Quelle place pour les alternatives?
Au cours des dernières années, le World Press Photo a pris des initiatives pour encourager une représentation plus diversifiée et inclusive du monde en récompensant plus de photographes originaires du pays qu’ils documentent, donnant lieu à des perspectives plus balancées sur le monde. Ce nouvel équilibre était particulièrement visible lors de l’exposition de cette année. La majorité des photographes lauréats, sélectionnés parmi 60 000 candidatures, tentaient de raconter leur pays d’origine avec plus de nuance. Par exemple, Fabiola Ferrero, à travers sa série de photos sur le Venezuela, montrait à la fois la violence politique et la détérioration de son pays, mais aussi la résilience des personnes qui y vivent avec une grande sensibilité.
Le classement des photos par régions du monde, introduit l’an dernier, a également permis de documenter plus d’actions locales. En effet, plusieurs projets longs mettaient en lumière des initiatives sociales comme la série de photos «Home for the Golden Gays». Hannah Reyes Morales présentait une communauté philippine de personnes âgées LGBTQI+ vivant ensemble depuis des décennies, partageant une maison, prenant soin les uns des autres et organisant des spectacles et des concours pour survivre dans un pays où ils sont confrontés aux discriminations. En regardant ces photos, on ressent particulièrement la chaleur et l’entraide à travers l’œil de la photojournaliste philippine, habituée à photographier son île. Toutefois, ce type de projet reste encore marginal.

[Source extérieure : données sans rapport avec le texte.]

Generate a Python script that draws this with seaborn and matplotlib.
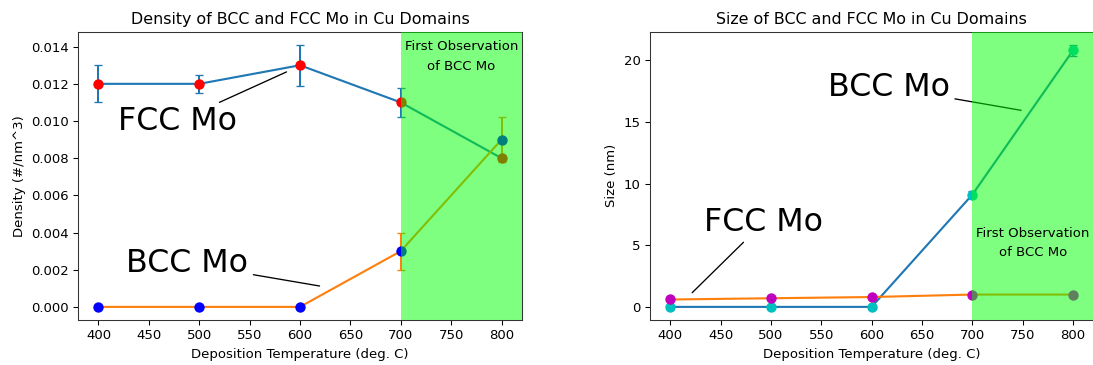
import matplotlib
matplotlib.use("Agg")
import matplotlib.pyplot as plt
import seaborn as sns

# Deposition temperatures (deg. C)
temps = [400, 500, 600, 700, 800]

# Number density of precipitates (#/nm^3)
fcc_density = [0.012, 0.012, 0.013, 0.011, 0.008]
fcc_density_err = [0.001, 0.0005, 0.0011, 0.0008, 0.0]
bcc_density = [0.0, 0.0, 0.0, 0.003, 0.009]
bcc_density_err = [0.0, 0.0, 0.0, 0.001, 0.0012]

# Precipitate size (nm)
bcc_size = [0.0, 0.0, 0.0, 9.1, 20.8]
bcc_size_err = [0.0, 0.0, 0.0, 0.3, 0.45]
fcc_size = [0.6, 0.7, 0.8, 1.0, 1.0]
fcc_size_err = [0.0, 0.0, 0.0, 0.0, 0.0]

obs_start, obs_end = 700, 820

DPI = 95
fig = plt.figure(figsize=(1093 / DPI, 365 / DPI), dpi=DPI)
W, H = 1093, 365
ax1 = fig.add_axes([78.3 / W, 1 - 320 / H, (521.7 - 78.3) / W, (320 - 31.7) / H])
ax2 = fig.add_axes([650.0 / W, 1 - 320 / H, (1093.2 - 650.0) / W, (320 - 31.7) / H])


def series(ax, y, yerr, line_color, marker_color):
    ax.errorbar(temps, y, yerr=yerr, fmt="none", ecolor=line_color,
                elinewidth=1.5, capsize=3, zorder=2)
    sns.lineplot(x=temps, y=y, ax=ax, color=line_color, linewidth=1.6, zorder=2)
    sns.scatterplot(x=temps, y=y, ax=ax, color=marker_color, s=62,
                    linewidth=0, zorder=3)


# --- Density panel ---
series(ax1, fcc_density, fcc_density_err, "C0", "red")
series(ax1, bcc_density, bcc_density_err, "C1", "blue")
ax1.set_xlim(380, 820)
ax1.axvspan(obs_start, obs_end, color="lime", alpha=0.5, lw=0, zorder=4)
ax1.text(760, 0.01346, "First Observation\nof BCC Mo", ha="center", va="center",
         fontsize=10, linespacing=1.65, zorder=5)
ax1.annotate("FCC Mo", xy=(589, 0.0127), xytext=(478, 0.00997), fontsize=24,
             ha="center", va="center",
             arrowprops=dict(arrowstyle="-", color="black", lw=1.0))
ax1.annotate("BCC Mo", xy=(622, 0.0011), xytext=(488, 0.00234), fontsize=24,
             ha="center", va="center",
             arrowprops=dict(arrowstyle="-", color="black", lw=1.0))
ax1.set_title("Density of BCC and FCC Mo in Cu Domains", fontsize=12)
ax1.set_xlabel("Deposition Temperature (deg. C)", fontsize=10)
ax1.set_ylabel("Density (#/nm^3)", fontsize=10)
ax1.set_xticks([400, 450, 500, 550, 600, 650, 700, 750, 800])

# --- Size panel ---
series(ax2, bcc_size, bcc_size_err, "C0", "c")
series(ax2, fcc_size, fcc_size_err, "C1", "m")
ax2.set_xlim(380, 820)
ax2.axvspan(obs_start, obs_end, color="lime", alpha=0.5, lw=0, zorder=4)
ax2.text(760, 5.18, "First Observation\nof BCC Mo", ha="center", va="center",
         fontsize=10, linespacing=1.65, zorder=5)
ax2.annotate("BCC Mo", xy=(751, 15.9), xytext=(617, 17.8), fontsize=24,
             ha="center", va="center",
             arrowprops=dict(arrowstyle="-", color="black", lw=1.0))
ax2.annotate("FCC Mo", xy=(420, 1.0), xytext=(493, 6.86), fontsize=24,
             ha="center", va="center",
             arrowprops=dict(arrowstyle="-", color="black", lw=1.0))
ax2.set_title("Size of BCC and FCC Mo in Cu Domains", fontsize=12)
ax2.set_xlabel("Deposition Temperature (deg. C)", fontsize=10)
ax2.set_ylabel("Size (nm)", fontsize=10)
ax2.set_xticks([400, 450, 500, 550, 600, 650, 700, 750, 800])
ax2.set_yticks([0, 5, 10, 15, 20])

for ax in (ax1, ax2):
    ax.tick_params(labelsize=10)
    for sp in ax.spines.values():
        sp.set_color("#333333")

fig.savefig("out.png", dpi=DPI)
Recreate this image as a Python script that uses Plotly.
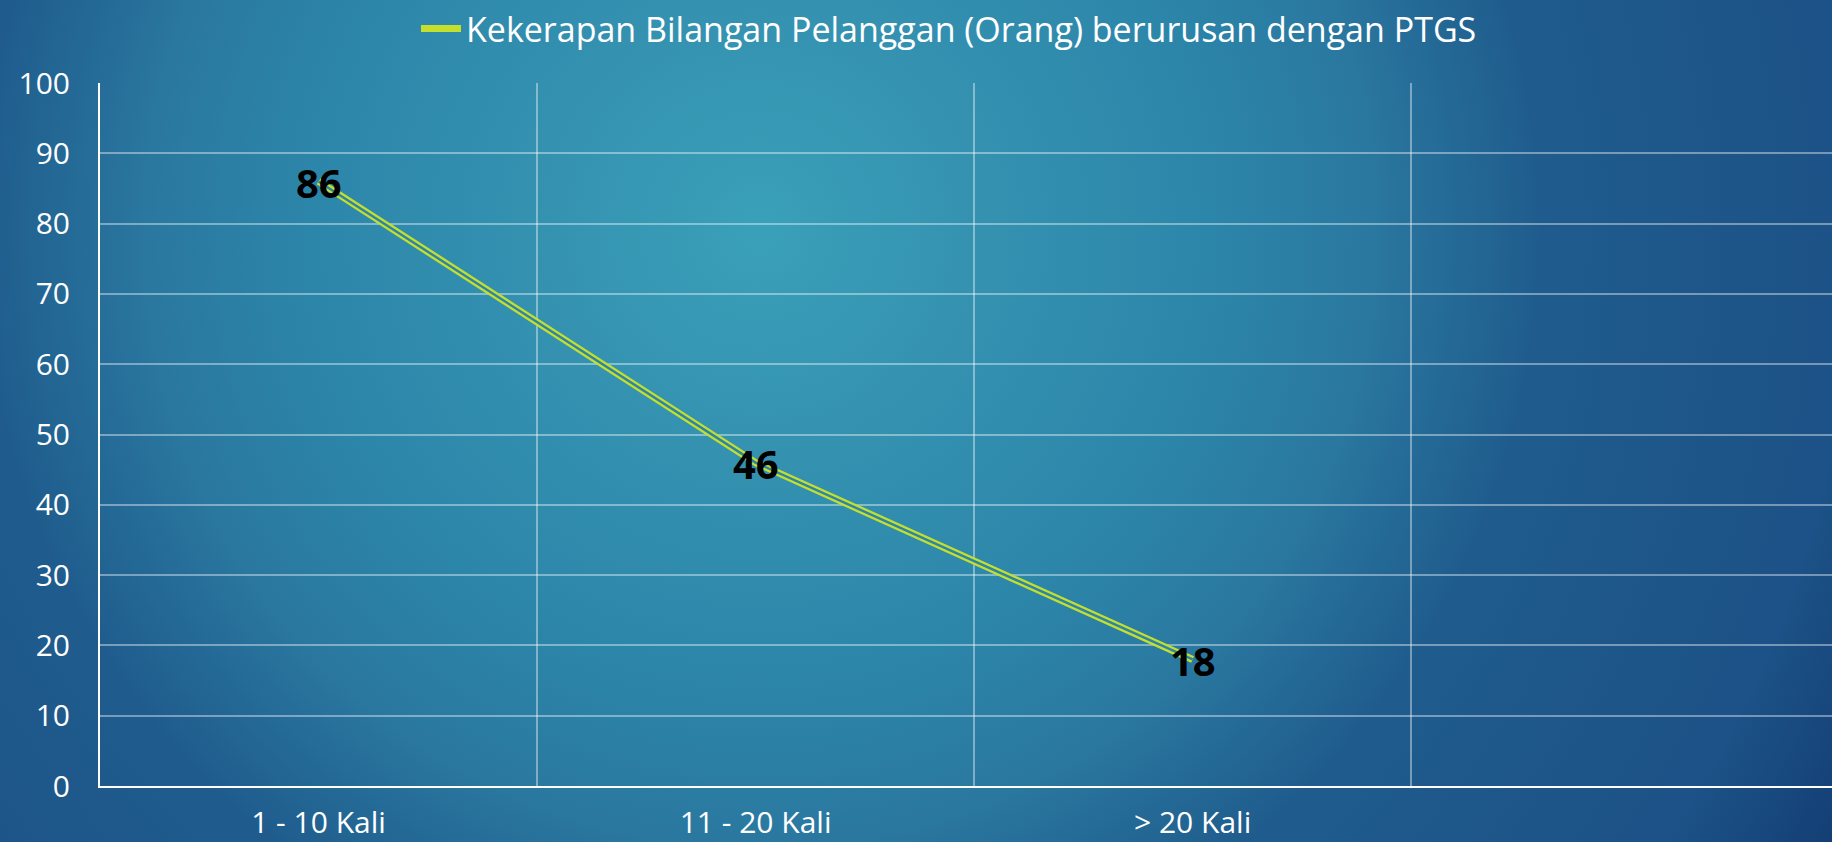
import base64
import plotly.graph_objects as go

# ---- data ----
categories = ["1 - 10 Kali", "11 - 20 Kali", "> 20 Kali"]
values = [86, 46, 18]
y_ticks = [0, 10, 20, 30, 40, 50, 60, 70, 80, 90, 100]
series_name = "Kekerapan Bilangan Pelanggan (Orang) berurusan dengan PTGS"

# ---- layout constants ----
W, H = 1832, 842
PLOT_LEFT, PLOT_TOP, PLOT_BOTTOM = 100, 83, 786
LINE_COLOR = "#c4df2c"
GAP_COLOR = "#2d84a8"
GRID_COLOR = "rgba(255,255,255,0.4)"
FONT = "Open Sans"

svg = f'''<svg xmlns="http://www.w3.org/2000/svg" width="{W}" height="{H}" viewBox="0 0 {W} {H}" preserveAspectRatio="none">
<defs><radialGradient id="g" gradientUnits="userSpaceOnUse" cx="760" cy="230" r="1240">
<stop offset="0" stop-color="#3aa0b9"/>
<stop offset="0.19" stop-color="#3491b0"/>
<stop offset="0.36" stop-color="#2c86aa"/>
<stop offset="0.49" stop-color="#2a78a0"/>
<stop offset="0.63" stop-color="#1f5c8d"/>
<stop offset="0.79" stop-color="#1e5588"/>
<stop offset="0.88" stop-color="#1c5287"/>
<stop offset="1" stop-color="#133e74"/>
</radialGradient></defs>
<rect width="{W}" height="{H}" fill="url(#g)"/></svg>'''
bg_src = "data:image/svg+xml;base64," + base64.b64encode(svg.encode()).decode()

fig = go.Figure()
fig.add_trace(go.Scatter(
    x=categories, y=values, mode="lines", name=series_name,
    line=dict(color=LINE_COLOR, width=7), showlegend=True, hoverinfo="skip"))
fig.add_trace(go.Scatter(
    x=categories, y=values, mode="lines", name="gap",
    line=dict(color=GAP_COLOR, width=2.4), showlegend=False, hoverinfo="skip"))

# data labels, placed through the axes' scales
for c, v in zip(categories, values):
    fig.add_annotation(x=c, y=v, xref="x", yref="y", text=str(v), showarrow=False,
                       yshift=-1, font=dict(family=FONT, size=40, color="black", weight="bold"))

fig.update_layout(
    width=W, height=H, autosize=False,
    margin=dict(l=0, r=0, t=0, b=0, pad=0, autoexpand=False),
    paper_bgcolor="#1f5d8f", plot_bgcolor="rgba(0,0,0,0)",
    font=dict(family=FONT, color="white", size=30),
    images=[dict(source=bg_src, xref="paper", yref="paper", x=0, y=1,
                 sizex=1, sizey=1, sizing="stretch", layer="below")],
    legend=dict(orientation="h", x=416 / W, xanchor="left", y=1, yanchor="top",
                bgcolor="rgba(0,0,0,0)", font=dict(size=34, color="white", family=FONT),
                itemwidth=40),
    xaxis=dict(type="category", categoryorder="array", categoryarray=categories,
               domain=[PLOT_LEFT / W, 1], range=[-0.5, 3.463], automargin=False,
               showgrid=True, gridcolor=GRID_COLOR, gridwidth=2, tickson="boundaries",
               showline=True, linecolor="white", linewidth=2, ticks="",
               ticklabelstandoff=9, tickfont=dict(size=30, color="white"),
               zeroline=False, fixedrange=True),
    yaxis=dict(range=[0, 100], tickvals=y_ticks, automargin=False,
               domain=[(H - PLOT_BOTTOM) / H, (H - PLOT_TOP) / H],
               showgrid=True, gridcolor=GRID_COLOR, gridwidth=2,
               showline=True, linecolor="white", linewidth=2, ticks="",
               ticklabelstandoff=22, tickfont=dict(size=30, color="white"),
               zeroline=False, fixedrange=True),
)

fig.write_html("out.html")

En somme, l’exposition World Press Photo 2023 reflète la tension permanente entre la nécessité de montrer des événements marquants de manière frappante et la demande croissante de perspectives plus diversifiées et nuancées. Cette exposition continue d’interroger ce que doit être le photojournalisme et ouvre la voie à des discussions importantes sur le rôle de la photographie dans la représentation de notre monde.